» PROBLEM DETAILS: Only the lines from the start of the data through the line containing "which most individuals" should be written out, exactly as they are, with both ends included and the pictures left out.
§
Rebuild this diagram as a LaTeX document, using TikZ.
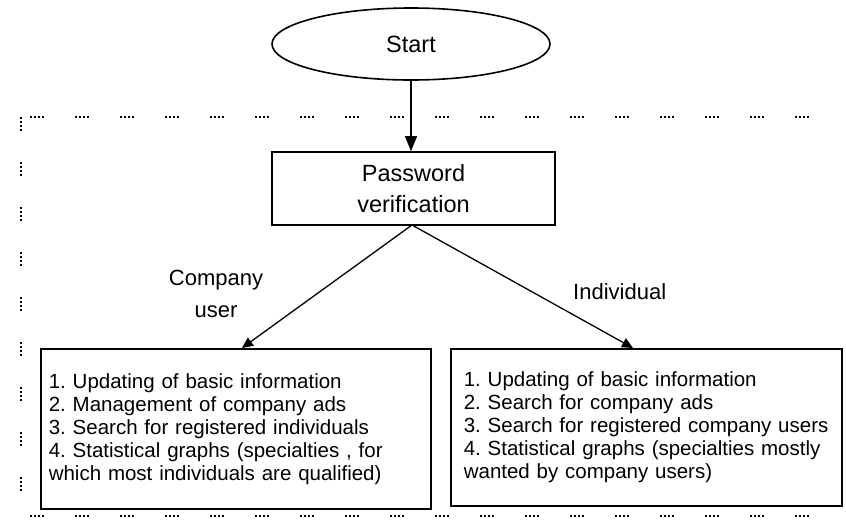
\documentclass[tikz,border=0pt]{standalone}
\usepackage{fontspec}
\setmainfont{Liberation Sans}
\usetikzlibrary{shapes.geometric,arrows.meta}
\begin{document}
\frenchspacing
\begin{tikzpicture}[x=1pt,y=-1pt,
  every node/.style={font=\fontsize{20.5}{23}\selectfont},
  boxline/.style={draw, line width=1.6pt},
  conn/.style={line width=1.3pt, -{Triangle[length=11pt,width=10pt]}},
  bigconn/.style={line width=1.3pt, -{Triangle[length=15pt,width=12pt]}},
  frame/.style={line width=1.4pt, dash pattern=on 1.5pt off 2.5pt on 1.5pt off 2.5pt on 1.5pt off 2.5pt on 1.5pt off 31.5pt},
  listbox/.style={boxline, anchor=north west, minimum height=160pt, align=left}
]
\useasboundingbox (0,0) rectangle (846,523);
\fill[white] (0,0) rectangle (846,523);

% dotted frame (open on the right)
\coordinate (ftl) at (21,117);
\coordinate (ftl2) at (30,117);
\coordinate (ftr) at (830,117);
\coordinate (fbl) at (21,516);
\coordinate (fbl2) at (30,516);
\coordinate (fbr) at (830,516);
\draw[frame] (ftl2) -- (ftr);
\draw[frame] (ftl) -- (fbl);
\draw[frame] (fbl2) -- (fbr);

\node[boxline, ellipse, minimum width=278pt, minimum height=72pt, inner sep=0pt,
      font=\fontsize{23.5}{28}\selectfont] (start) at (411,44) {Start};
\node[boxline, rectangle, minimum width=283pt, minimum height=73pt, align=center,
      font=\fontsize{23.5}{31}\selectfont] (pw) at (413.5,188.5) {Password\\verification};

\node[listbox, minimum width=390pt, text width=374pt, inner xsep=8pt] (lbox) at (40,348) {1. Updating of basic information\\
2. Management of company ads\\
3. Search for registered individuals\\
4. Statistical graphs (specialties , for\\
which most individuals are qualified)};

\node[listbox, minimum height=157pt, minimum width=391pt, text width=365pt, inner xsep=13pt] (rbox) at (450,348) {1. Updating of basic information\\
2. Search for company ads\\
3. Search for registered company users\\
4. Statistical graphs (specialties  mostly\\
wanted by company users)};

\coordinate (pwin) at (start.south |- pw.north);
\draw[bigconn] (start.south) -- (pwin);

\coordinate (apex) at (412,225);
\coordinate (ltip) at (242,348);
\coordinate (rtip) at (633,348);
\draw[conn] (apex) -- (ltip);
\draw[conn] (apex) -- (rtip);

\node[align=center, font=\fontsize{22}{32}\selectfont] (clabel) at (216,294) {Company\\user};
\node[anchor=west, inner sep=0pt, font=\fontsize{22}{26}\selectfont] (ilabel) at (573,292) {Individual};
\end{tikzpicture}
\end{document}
§
» SOLUTION:
Rebuild this diagram as a LaTeX document, using TikZ.
\documentclass[tikz,border=0pt]{standalone}
\usepackage{fontspec}
\setmainfont{Liberation Sans}
\usetikzlibrary{shapes.geometric,arrows.meta}
\begin{document}
\frenchspacing
\begin{tikzpicture}[x=1pt,y=-1pt,
  every node/.style={font=\fontsize{20.5}{23}\selectfont},
  boxline/.style={draw, line width=1.6pt},
  conn/.style={line width=1.3pt, -{Triangle[length=11pt,width=10pt]}},
  bigconn/.style={line width=1.3pt, -{Triangle[length=15pt,width=12pt]}},
  frame/.style={line width=1.4pt, dash pattern=on 1.5pt off 2.5pt on 1.5pt off 2.5pt on 1.5pt off 2.5pt on 1.5pt off 31.5pt},
  listbox/.style={boxline, anchor=north west, minimum height=160pt, align=left}
]
\useasboundingbox (0,0) rectangle (846,523);
\fill[white] (0,0) rectangle (846,523);

% dotted frame (open on the right)
\coordinate (ftl) at (21,117);
\coordinate (ftl2) at (30,117);
\coordinate (ftr) at (830,117);
\coordinate (fbl) at (21,516);
\coordinate (fbl2) at (30,516);
\coordinate (fbr) at (830,516);
\draw[frame] (ftl2) -- (ftr);
\draw[frame] (ftl) -- (fbl);
\draw[frame] (fbl2) -- (fbr);

\node[boxline, ellipse, minimum width=278pt, minimum height=72pt, inner sep=0pt,
      font=\fontsize{23.5}{28}\selectfont] (start) at (411,44) {Start};
\node[boxline, rectangle, minimum width=283pt, minimum height=73pt, align=center,
      font=\fontsize{23.5}{31}\selectfont] (pw) at (413.5,188.5) {Password\\verification};

\node[listbox, minimum width=390pt, text width=374pt, inner xsep=8pt] (lbox) at (40,348) {1. Updating of basic information\\
2. Management of company ads\\
3. Search for registered individuals\\
4. Statistical graphs (specialties , for\\
which most individuals are qualified)};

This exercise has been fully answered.